* **TASK TO CARRY OUT**
Only the lines from the start of the data through the line containing "const labelExposure = 110;" should be written out, exactly as they are, with both ends included and the pictures left out.

* **DATA EXTRACT**
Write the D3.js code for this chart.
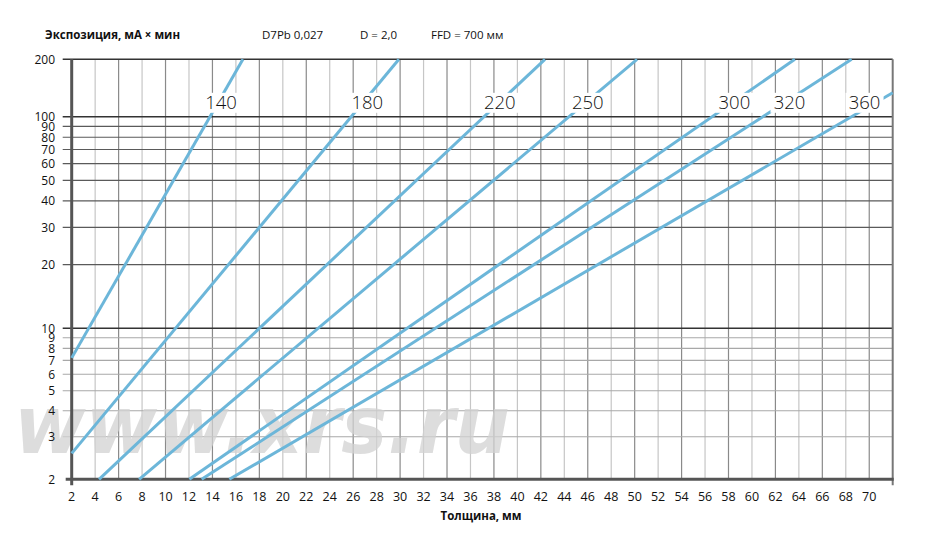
<!DOCTYPE html>
<html>
<head>
<meta charset="utf-8">
<script src="https://cdn.jsdelivr.net/npm/d3@7"></script>
<style>
  body { margin: 0; background: #fff; }
  svg { display: block; font-family: "Open Sans", sans-serif; }
</style>
</head>
<body>
<svg id="chart" width="933" height="536"></svg>
<script>
// kV curves, each a straight line on the log chart: start and end point
const kvLabels = ["140", "180", "220", "250", "300", "320", "360"];
const startThickness = [2, 2, 4.33, 7.75, 12.03, 13.08, 15.44];
const startExposure = [7.2, 2.56, 2, 2, 2, 2, 2];
const endThickness = [16.6, 29.9, 42.35, 50.2, 63.66, 68.5, 72];
const endExposure = [200, 200, 200, 200, 200, 200, 133.6];
// where each kV label sits (mm, exposure at baseline)
const labelThickness = [14.73, 27.2, 38.5, 46.0, 58.5, 63.2, 69.6];
const labelExposure = 110;

const xTicks = [2, 4, 6, 8, 10, 12, 14, 16, 18, 20, 22, 24, 26, 28, 30, 32, 34, 36,
  38, 40, 42, 44, 46, 48, 50, 52, 54, 56, 58, 60, 62, 64, 66, 68, 70];
const yTicks = [2, 3, 4, 5, 6, 7, 8, 9, 10, 20, 30, 40, 50, 60, 70, 80, 90, 100, 200];
const yMajor = [2, 10, 100, 200];

const svg = d3.select("#chart");

const x = d3.scaleLinear().domain([2, 72]).range([71.7, 892.7]);
// the printed chart is not a perfect log grid, so it is piecewise
const y = d3.scaleLog().domain([2, 3, 10, 100, 200]).range([479.3, 436.7, 328.3, 116.7, 59.3]);

const x0 = x(2), x1 = x(72), yTop = y(200), yBot = y(2);

// vertical grid
svg.append("g")
  .selectAll("line")
  .data(xTicks.filter(d => d > 2))
  .enter()
  .append("line")
    .attr("x1", d => x(d)).attr("x2", d => x(d))
    .attr("y1", yTop).attr("y2", yBot)
    .attr("stroke", d => d % 4 === 2 ? "#8a8a8a" : "#c6c6c6")
    .attr("stroke-width", 1.2);

// horizontal grid (runs a little left of the axis as ticks)
svg.append("g")
  .selectAll("line")
  .data(yTicks.filter(d => d !== 2))
  .enter()
  .append("line")
    .attr("x1", x0 - 9).attr("x2", x1)
    .attr("y1", d => y(d)).attr("y2", d => y(d))
    .attr("stroke", d => yMajor.includes(d) ? "#333" : (d >= 20 ? "#5a5a5a" : "#a8a8a8"))
    .attr("stroke-width", d => yMajor.includes(d) ? 1.4 : 1.1);

// watermark
svg.append("text")
  .attr("x", 14).attr("y", 453)
  .attr("font-family", "DejaVu Sans, sans-serif")
  .attr("font-weight", "bold")
  .attr("font-style", "italic")
  .attr("font-size", 80)
  .attr("textLength", 496)
  .attr("lengthAdjust", "spacingAndGlyphs")
  .attr("fill", "#d2d2d2")
  .attr("fill-opacity", 0.75)
  .text("www.xrs.ru");

// frame
svg.append("line")
  .attr("x1", x1).attr("x2", x1).attr("y1", yTop).attr("y2", yBot + 6)
  .attr("stroke", "#777").attr("stroke-width", 2);
svg.append("line")
  .attr("x1", x0 - 6).attr("x2", x1 + 1).attr("y1", yBot).attr("y2", yBot)
  .attr("stroke", "#555").attr("stroke-width", 3);
svg.append("line")
  .attr("x1", x0).attr("x2", x0).attr("y1", yTop).attr("y2", yBot + 6)
  .attr("stroke", "#555").attr("stroke-width", 3);

// kV lines
const line = d3.line().x(d => x(d[0])).y(d => y(d[1]));
svg.append("g")
  .selectAll("path")
  .data(kvLabels.map((k, i) => [[startThickness[i], startExposure[i]], [endThickness[i], endExposure[i]]]))
  .enter()
  .append("path")
    .attr("d", line)
    .attr("fill", "none")
    .attr("stroke", "#6cb6d9")
    .attr("stroke-width", 3);

// kV labels on white patches
const labels = svg.append("g")
  .selectAll("g")
  .data(kvLabels)
  .enter()
  .append("g")
    .attr("transform", (d, i) => `translate(${x(labelThickness[i])},${y(labelExposure)})`);
labels.append("rect")
  .attr("x", -19).attr("y", -16).attr("width", 38).attr("height", 20)
  .attr("fill", "#fff");
labels.append("text")
  .attr("text-anchor", "middle")
  .attr("font-size", 18.5)
  .attr("font-weight", 300)
  .attr("fill", "#111")
  .text(d => d);

// axis tick labels
svg.append("g")
  .selectAll("text")
  .data(xTicks)
  .enter()
  .append("text")
    .attr("x", d => x(d)).attr("y", yBot + 22)
    .attr("text-anchor", "middle")
    .attr("font-size", 12.5)
    .attr("fill", "#111")
    .text(d => d);

svg.append("g")
  .selectAll("text")
  .data(yTicks)
  .enter()
  .append("text")
    .attr("x", 55).attr("y", d => y(d) + 4.5)
    .attr("text-anchor", "end")
    .attr("font-size", 12)
    .attr("fill", "#111")
    .text(d => d);

// header and axis title
svg.append("text")
  .attr("x", 45).attr("y", 39)
  .attr("font-size", 11.5).attr("font-weight", "bold").attr("fill", "#111")
  .text("Экспозиция, мА × мин");
svg.append("text").attr("x", 262).attr("y", 39).attr("font-size", 11.5).attr("fill", "#111").text("D7Pb 0,027");
svg.append("text").attr("x", 360).attr("y", 39).attr("font-size", 11.5).attr("fill", "#111").text("D = 2,0");
svg.append("text").attr("x", 431).attr("y", 39).attr("font-size", 11.5).attr("fill", "#111").text("FFD = 700 мм");

svg.append("text")
  .attr("x", 481).attr("y", 520)
  .attr("text-anchor", "middle")
  .attr("font-size", 11.5).attr("font-weight", "bold").attr("fill", "#111")
  .text("Толщина, мм");
</script>
</body>
</html>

* **EXPECTED ANSWER**
Write the D3.js code for this chart.
<!DOCTYPE html>
<html>
<head>
<meta charset="utf-8">
<script src="https://cdn.jsdelivr.net/npm/d3@7"></script>
<style>
  body { margin: 0; background: #fff; }
  svg { display: block; font-family: "Open Sans", sans-serif; }
</style>
</head>
<body>
<svg id="chart" width="933" height="536"></svg>
<script>
// kV curves, each a straight line on the log chart: start and end point
const kvLabels = ["140", "180", "220", "250", "300", "320", "360"];
const startThickness = [2, 2, 4.33, 7.75, 12.03, 13.08, 15.44];
const startExposure = [7.2, 2.56, 2, 2, 2, 2, 2];
const endThickness = [16.6, 29.9, 42.35, 50.2, 63.66, 68.5, 72];
const endExposure = [200, 200, 200, 200, 200, 200, 133.6];
// where each kV label sits (mm, exposure at baseline)
const labelThickness = [14.73, 27.2, 38.5, 46.0, 58.5, 63.2, 69.6];
const labelExposure = 110;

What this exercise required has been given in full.